Empirical Formula = BaSO4

Practice Question

A compound has 14.6% Carbon and 85.4% Chlorine by mass. What is the empirical formula for the compound?


Analyze the spectral graph to determine the empirical formula for the Martian Rock (asteroid) discovered by Curiosity Rover. Be prepared to defend your answer to your classmates.


  1. Use the graph provided to determine what elements are in your sample:
    1. Locate the Emission Energies that exhibit peaks.
    2. By comparison to the Chart of Emission Energies, determine the element that most likely caused that peak.
    3. Record the element names in the data table provided.
  2. Use the graph provided to determine the percentage of each element that is present in your sample.
    1. Record the Percent Composition for each element that an obvious peaks occur in the data table.
    2. Read the graphs to the nearest TENTHS.
  3. Use the percent composition of each element to complete calculations and determine the empirical formula for your sample.
  4. Once you have the empirical formula, you can find molecular formulas that naturally exist on earth.
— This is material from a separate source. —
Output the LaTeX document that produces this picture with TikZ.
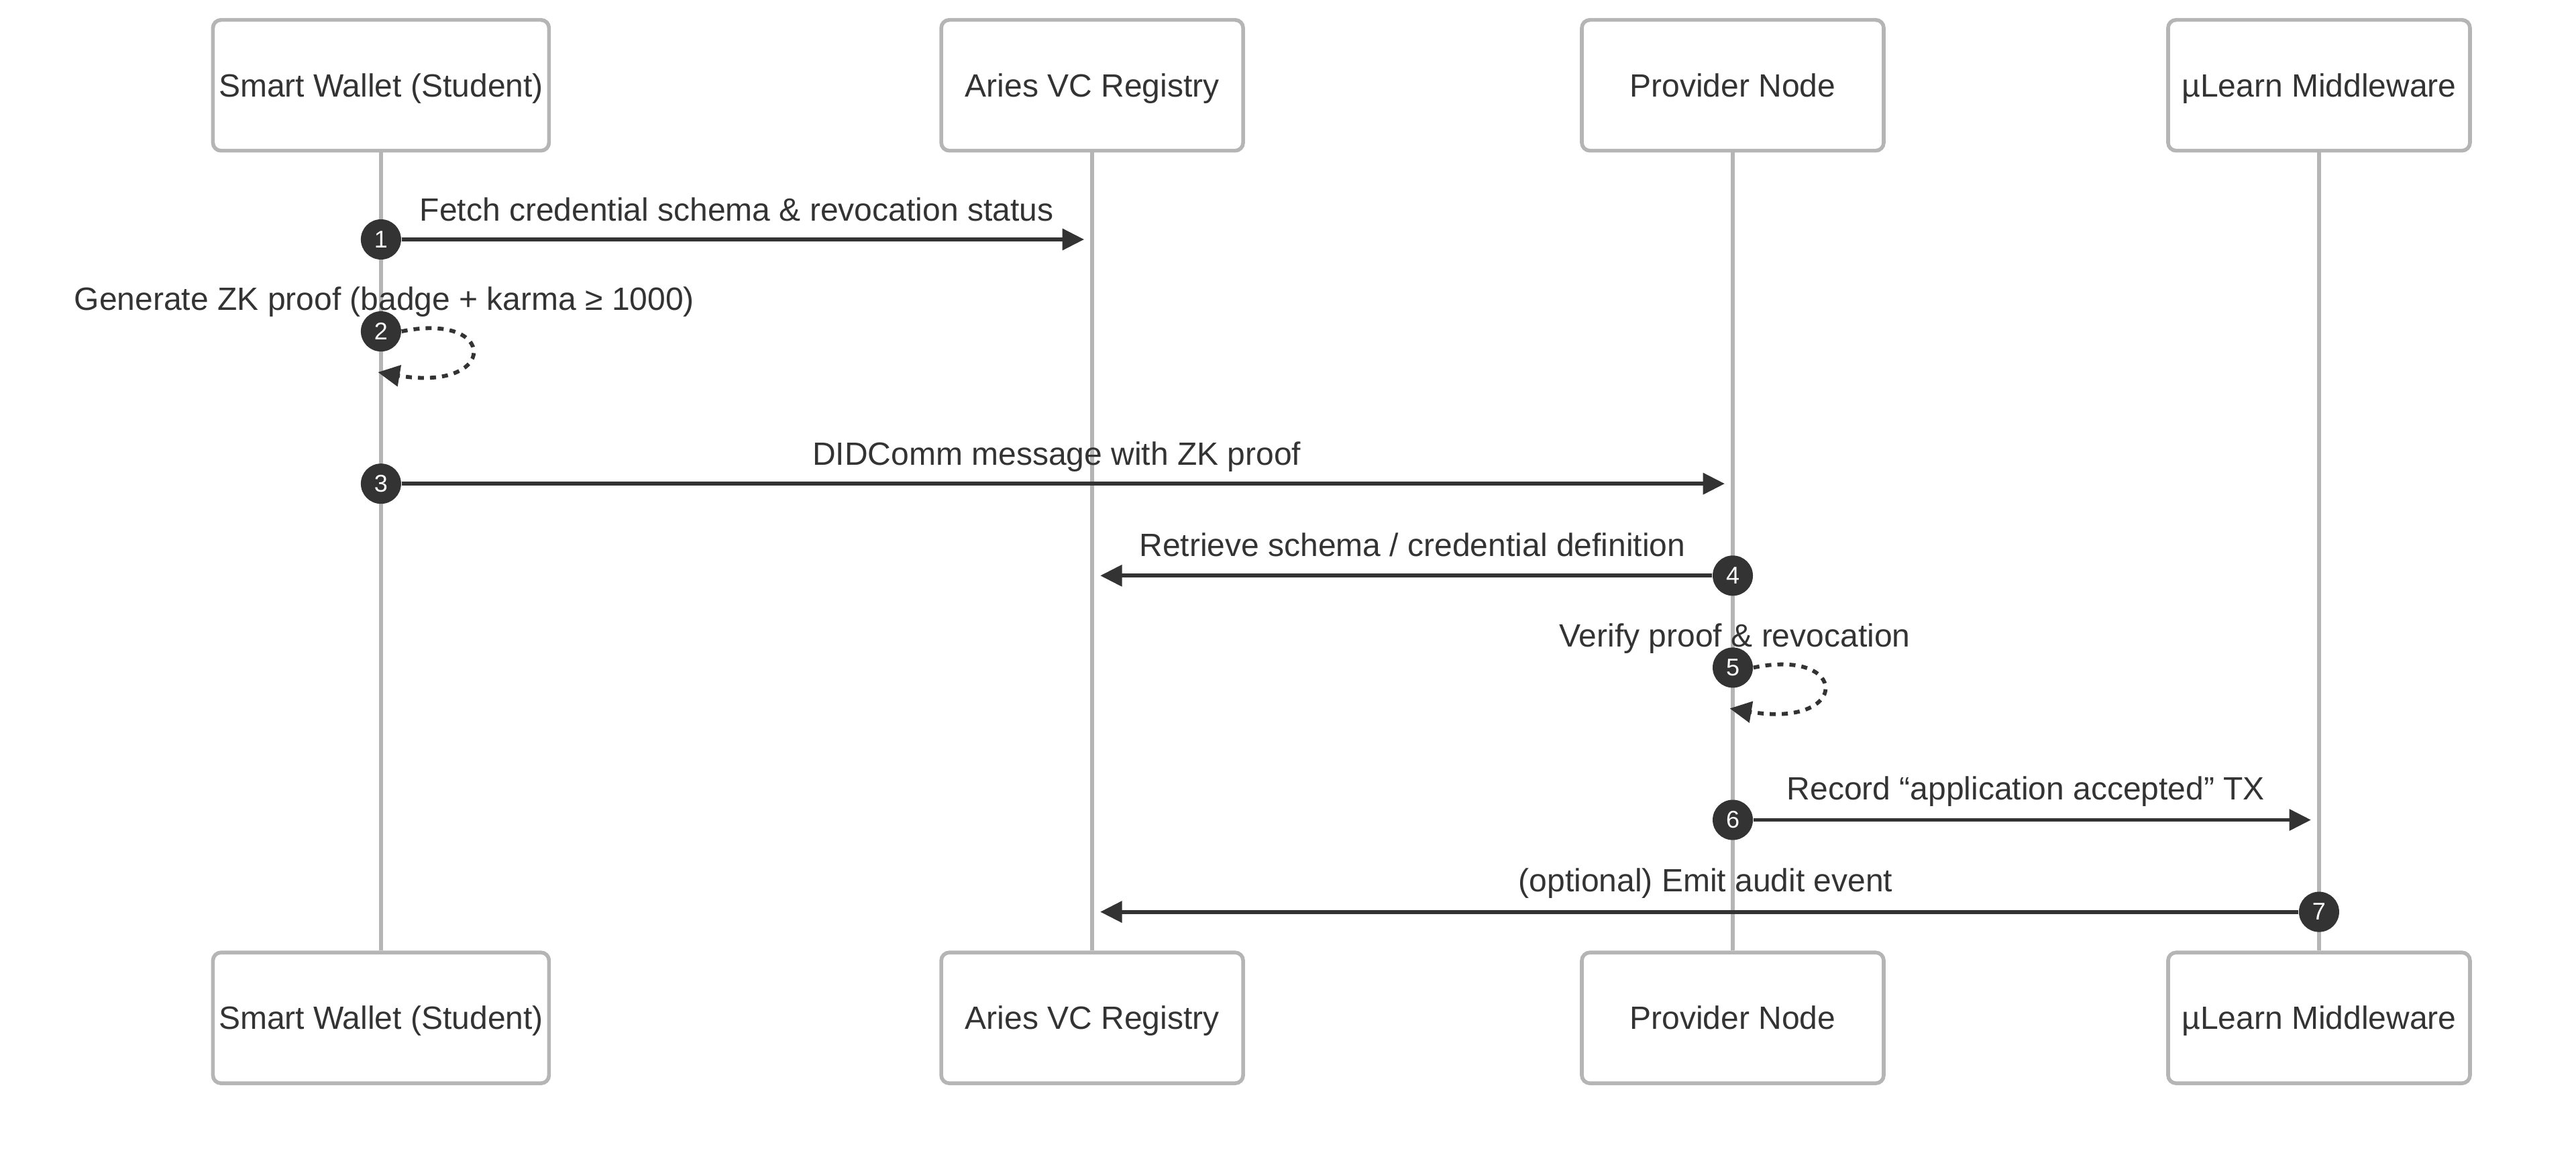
\documentclass[tikz,border=0pt]{standalone}
\usepackage{fontspec}
\setmainfont{Liberation Sans}
\usepackage{tikz}
\usetikzlibrary{arrows.meta}
\definecolor{ink}{HTML}{333333}
\definecolor{lifegray}{HTML}{B5B5B5}

\begin{document}
\begin{tikzpicture}[x=0.75pt, y=-0.75pt,
	actor/.style={draw=lifegray, line width=1.4pt, rounded corners=3pt, fill=white, text=ink,
		minimum width=112.5pt, minimum height=48.75pt, inner sep=0pt, text height=8.6pt, text depth=0pt,
		font=\fontsize{12pt}{14pt}\selectfont},
	life/.style={draw=lifegray, line width=1.4pt},
	seqnum/.style={circle, fill=ink, text=white, inner sep=0pt, minimum size=15pt, font=\fontsize{9pt}{10pt}\selectfont},
	msg/.style={draw=ink, line width=1.45pt, -{Triangle[length=8.1pt, width=7.8pt]}},
	selfmsg/.style={msg, dash pattern=on 2.25pt off 2.25pt},
	lbl/.style={text=ink, anchor=base, inner sep=0pt, font=\fontsize{12pt}{14pt}\selectfont}]
	\useasboundingbox (0,0) rectangle (1280,581);
	% participants
	\node[actor, minimum width=125.25pt] (walletT) at (189.3,42.4) {Smart Wallet (Student)};
	\node[actor] (registryT) at (542.7,42.4) {Aries VC Registry};
	\node[actor] (providerT) at (861,42.4) {Provider Node};
	\node[actor] (middleT) at (1152.3,42.4) {µLearn Middleware};
	\node[actor, minimum width=125.25pt] (walletB) at (189.3,505.9) {Smart Wallet (Student)};
	\node[actor] (registryB) at (542.7,505.9) {Aries VC Registry};
	\node[actor] (providerB) at (861,505.9) {Provider Node};
	\node[actor] (middleB) at (1152.3,505.9) {µLearn Middleware};
	\draw[life] (walletT) -- (walletB);
	\draw[life] (registryT) -- (registryB);
	\draw[life] (providerT) -- (providerB);
	\draw[life] (middleT) -- (middleB);
	% numbered steps
	\node[seqnum] (n1) at (189.3,119) {1};
	\node[seqnum] (n2) at (189.3,164.7) {2};
	\node[seqnum] (n3) at (189.3,240.4) {3};
	\node[seqnum] (n4) at (861,286.1) {4};
	\node[seqnum] (n5) at (861,331.8) {5};
	\node[seqnum] (n6) at (861,407.5) {6};
	\node[seqnum] (n7) at (1152.3,453.2) {7};
	\coordinate (e1) at (538.7,119);
	\coordinate (e2) at (187.8,185);
	\coordinate (e3) at (857,240.4);
	\coordinate (e4) at (546.7,286.1);
	\coordinate (e5) at (859.5,352.1);
	\coordinate (e6) at (1148.3,407.5);
	\coordinate (e7) at (546.7,453.2);
	\draw[msg] (n1) -- (e1);
	\draw[selfmsg] (n2.east) .. controls +(48,-10) and +(60,10) .. (e2);
	\draw[msg] (n3) -- (e3);
	\draw[msg] (n4) -- (e4);
	\draw[selfmsg] (n5.east) .. controls +(48,-10) and +(60,10) .. (e5);
	\draw[msg] (n6) -- (e6);
	\draw[msg] (n7) -- (e7);
	% message texts
	\node[lbl] (t1) at (366,110) {Fetch credential schema \& revocation status};
	\node[lbl] (t2) at (191,154.3) {Generate ZK proof (badge + karma ≥ 1000)};
	\node[lbl] (t3) at (525.1,231) {DIDComm message with ZK proof};
	\node[lbl] (t4) at (701.8,276.6) {Retrieve schema / credential definition};
	\node[lbl] (t5) at (862,321.4) {Verify proof \& revocation};
	\node[lbl] (t6) at (1006.6,397.4) {Record “application accepted” TX};
	\node[lbl] (t7) at (847.5,443.2) {(optional) Emit audit event};
\end{tikzpicture}
\end{document}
Use your research materials (textbook, Google, etc.) to find the name of your compound and locate, if possible, where a similar sample could be found on earth.
  5. As a group, prepare a brief presentation of your findings on your whiteboard. Include your estimated percent compositions (from the graph), all calculations, and any difficulties you had arriving at results.

Data (you may not need all of the rows)

Asteroid #:

Elements Present
(by comparison to Chart of Emissions)

Percent Composition
(determine from graph)


Record all necessary calculation used to determine empirical formula below:


Is this compound unique to Mars or can it be found on Earth? Explain.